Es könnte sogar sehr hellsichtig sein, wenn sich meine eigene Machtlosigkeit mit der auf der Welt bestehenden Machtfülle oder gar der absoluten Macht der Welten und Planten nicht in Wettbewerb begibt, sondern diese anerkennt. Der französische Philosoph Blaise Pascal hat – wie viele andere auch – festgestellt, dass der Mensch angesichts der allgemeinen Machtfülle ohne Macht sei, aber ihm zugebilligt, angesichts der allgemeinen Machtlosigkeit sehr mächtig zu sein.

Er drückt dies zwar in der Spiegelung von ´allem´ und ´nichts´ etwas anders aus, würde aber sicher meine Einschätzung teilen. Die Attribute der menschlichen Macht sind vielfältig, natürlich vor allem Geld, aber auch Sprache, Verstand, Durchsetzungskraft, Gestik und viele weitere Darstellungsmittel, die üblicherweise andere Menschen beeindrucken.

Zur äußeren Prägung der Macht kann sich allerdings auch das gesellen, was durch Demut, Zuwendung, Naivität und Verständnis bestimmt wird.
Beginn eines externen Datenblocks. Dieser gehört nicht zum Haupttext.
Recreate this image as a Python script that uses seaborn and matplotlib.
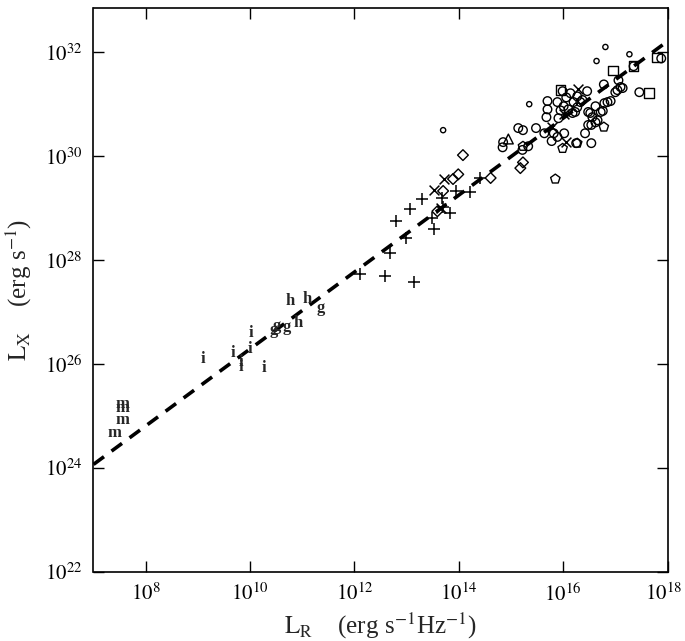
import numpy as np
import pandas as pd
import matplotlib
matplotlib.use('Agg')
import matplotlib.pyplot as plt
import matplotlib.transforms as mtransforms
import seaborn as sns
from matplotlib.ticker import FixedLocator, FuncFormatter, NullLocator

# log10 L_R and log10 L_X, one pair of lists per symbol
circle_lr = [15.99, 16.14, 16.46, 16.27, 16.37, 16.20, 15.70, 15.89, 15.70, 15.68,
             15.95, 16.10, 16.27, 16.18, 15.91, 16.01, 16.48, 16.62, 16.76, 16.56,
             16.66, 16.48, 16.85, 16.91, 17.04, 17.14, 17.06, 17.46, 16.78, 15.48,
             15.14, 15.23, 15.64, 15.82, 16.02, 15.89, 15.78, 15.33, 15.22, 14.85,
             14.84, 16.54, 16.42, 16.25, 17.35, 16.54, 16.72, 16.52, 17.00, 17.10,
             16.79, 16.62, 16.23, 16.06, 16.33, 17.88]
circle_lx = [31.25, 31.21, 31.25, 31.15, 31.08, 31.04, 31.06, 31.04, 30.90, 30.75,
             30.88, 30.90, 30.94, 30.83, 30.73, 30.96, 30.85, 30.96, 30.87, 30.75,
             30.69, 30.60, 31.04, 31.06, 31.27, 31.31, 31.46, 31.23, 31.38, 30.54,
             30.54, 30.50, 30.44, 30.44, 30.44, 30.37, 30.29, 30.19, 30.12, 30.27,
             30.17, 30.25, 30.44, 30.25, 31.73, 30.60, 30.85, 30.83, 31.23, 31.33,
             31.02, 30.65, 30.85, 31.13, 31.04, 31.88]

dot_lr = [16.81, 16.64, 17.27, 15.35, 13.70]
dot_lx = [32.10, 31.83, 31.96, 31.00, 30.50]

pentagon_lr = [15.85, 16.78, 16.27, 15.99, 15.23]
pentagon_lx = [29.56, 30.56, 30.25, 30.15, 30.19]

square_lr = [15.95, 16.95, 17.35, 17.65, 17.80]
square_lx = [31.27, 31.65, 31.73, 31.21, 31.90]

triangle_lr = [14.95]
triangle_lx = [30.33]

diamond_lr = [14.08, 13.99, 13.89, 13.70, 13.59, 14.61, 15.18, 15.23]
diamond_lx = [30.02, 29.65, 29.56, 29.33, 28.94, 29.58, 29.77, 29.88]

xmark_lr = [13.72, 13.53, 13.65, 15.78, 16.02, 16.06, 16.29]
xmark_lx = [29.56, 29.35, 29.00, 30.56, 30.81, 30.27, 31.29]

plus_lr = [12.10, 12.59, 13.15, 12.69, 12.99, 12.80, 13.06, 13.30, 13.53, 13.48,
           13.69, 13.84, 13.95, 14.21, 14.40, 13.67]
plus_lx = [27.73, 27.69, 27.58, 28.13, 28.42, 28.75, 28.98, 29.17, 28.60, 28.81,
           29.02, 28.90, 29.33, 29.31, 29.58, 29.19]

# letter-coded groups
letter_lr = [7.55, 7.55, 7.55, 7.41,
             9.09, 9.68, 9.83, 9.83, 9.99, 10.02, 10.26,
             10.45, 10.51, 10.70, 11.35,
             10.93, 10.76, 11.10]
letter_lx = [25.23, 25.15, 24.92, 24.67,
             26.10, 26.21, 26.04, 25.94, 26.29, 26.60, 25.92,
             26.65, 26.73, 26.71, 27.08,
             26.79, 27.21, 27.25]
letter_tag = ['m', 'm', 'm', 'm',
              'i', 'i', 'i', 'i', 'i', 'i', 'i',
              'g', 'g', 'g', 'g',
              'h', 'h', 'h']

# fitted relation log L_X = a log L_R + b
fit_slope = 0.74
fit_intercept = 18.89
fit_range = [7.0, 18.0]

sns.set_style('ticks')
plt.rcParams['font.family'] = ['Liberation Serif', 'DejaVu Serif']
plt.rcParams['mathtext.fontset'] = 'stix'

fig = plt.figure(figsize=(6.85, 6.41), dpi=100)
ax = fig.add_axes([93.5 / 685, 69 / 641, 574 / 685, 564 / 641])

# dashed fit line
fit_x = np.array(fit_range)
fit_df = pd.DataFrame({'lr': 10 ** fit_x, 'lx': 10 ** (fit_slope * fit_x + fit_intercept)})
sns.lineplot(data=fit_df, x='lr', y='lx', ax=ax, color='black', lw=2.6,
             zorder=1).lines[0].set_dashes((3.6, 2.6))

open_groups = [
    (circle_lr, circle_lx, 'o', 38),
    (dot_lr, dot_lx, 'o', 14),
    (pentagon_lr, pentagon_lx, 'p', 50),
    (square_lr, square_lx, 's', 48),
    (triangle_lr, triangle_lx, '^', 50),
    (diamond_lr, diamond_lx, 'D', 30),
]
for lr, lx, mk, size in open_groups:
    sns.scatterplot(x=10 ** np.array(lr), y=10 ** np.array(lx), ax=ax, marker=mk,
                    s=size, facecolor='none', edgecolor='black', linewidth=1.0,
                    zorder=3)

line_groups = [
    (plus_lr, plus_lx, '+', 80),
    (xmark_lr, xmark_lx, 'x', 50),
]
for lr, lx, mk, size in line_groups:
    sns.scatterplot(x=10 ** np.array(lr), y=10 ** np.array(lx), ax=ax, marker=mk,
                    s=size, color='black', linewidth=1.1, zorder=3)

for lr, lx, tag in zip(letter_lr, letter_lx, letter_tag):
    ax.text(10 ** lr, 10 ** lx, tag, ha='center', va='center', fontsize=12,
            fontweight='semibold', zorder=4)

ax.set_xscale('log')
ax.set_yscale('log')
ax.set_xlim(1e7, 1e18)
ax.set_ylim(1e22, 10 ** 32.85)

xticks = [1e8, 1e10, 1e12, 1e14, 1e16, 1e18]
yticks = [1e22, 1e24, 1e26, 1e28, 1e30, 1e32]
fmt = FuncFormatter(lambda v, pos: r'$10^{%d}$' % round(np.log10(v)))
ax.xaxis.set_major_locator(FixedLocator(xticks))
ax.yaxis.set_major_locator(FixedLocator(yticks))
ax.xaxis.set_minor_locator(NullLocator())
ax.yaxis.set_minor_locator(NullLocator())
ax.xaxis.set_major_formatter(fmt)
ax.yaxis.set_major_formatter(fmt)
ax.tick_params(which='major', direction='in', length=8, width=1.0,
               top=True, right=True, labelsize=15, pad=8, colors='black')

# keep the last x tick label inside the figure
last = ax.get_xticklabels()[-1]
last.set_transform(last.get_transform() +
                   mtransforms.ScaledTranslation(-4 / 100, 0, fig.dpi_scale_trans))

for sp in ax.spines.values():
    sp.set_linewidth(1.2)
    sp.set_color('black')

ax.set_xlabel(r'$\mathrm{L_R}$    (erg s$^{\mathrm{-1}}$Hz$^{\mathrm{-1}}$)', fontsize=18, labelpad=4)
ax.set_ylabel(r'$\mathrm{L_X}$    (erg s$^{\mathrm{-1}}$)', fontsize=18, labelpad=8)

fig.savefig('out.png', dpi=100, facecolor='white')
Die Macht ist durchaus für unterschiedliche Lebensmodelle aufnahmefähig, seien diese real oder virtuell. Ohnmacht stellt sich allerdings dann ein, wenn sich der Mensch dazu entschließen sollte, die ihm anvertraute Macht verantwortungslos zu nutzen und daran heillos erkrankt.

Hans Eike von Oppeln-Bronikowski

Trost

Bist du denn noch bei Trost? Bei dieser irritierenden Ansprache spielt der Begriff Trost zwar auch eine Rolle, aber eher in der Form der Entrüstung. Ein Mensch, der so angezählt wird, erfährt keine Zuwendung, sondern gerade diese wird ihm entzogen. Dabei könnte doch der auslösende Moment des Unverständnisses trostbedürftig sein.

Ein Mensch benötigt oft dann Trost, wenn der Grund des Kummers nicht augenscheinlich ist, überhaupt nicht geäußert wird und auch nicht geäußert werden kann. Trost ist nicht ein Signal des Einverständnisses, sondern des Verständnisses. Eine Zusicherung, dass das Geschehen nicht beseitigt, aber überwunden werden kann. Trost fühlt mit, aber bleibt auf Distanz.

Zuwendung überschreitet die vom Trost gezogene Linie und mischt sich ein. Der sich einem anderen zuwendende Mensch begreift das Anliegen in seiner ganzen Dimension und bietet Hilfe zur Überwindung schwieriger Zustände an. Der Zuwender wird Pate des Zuwendungsempfängers. Er hat eine Aufgabe übernommen, die erst dann endet, wenn der Zuwendungsempfänger selbst bereit ist, auf diese zu verzichten. Trost benötigt er dazu nicht.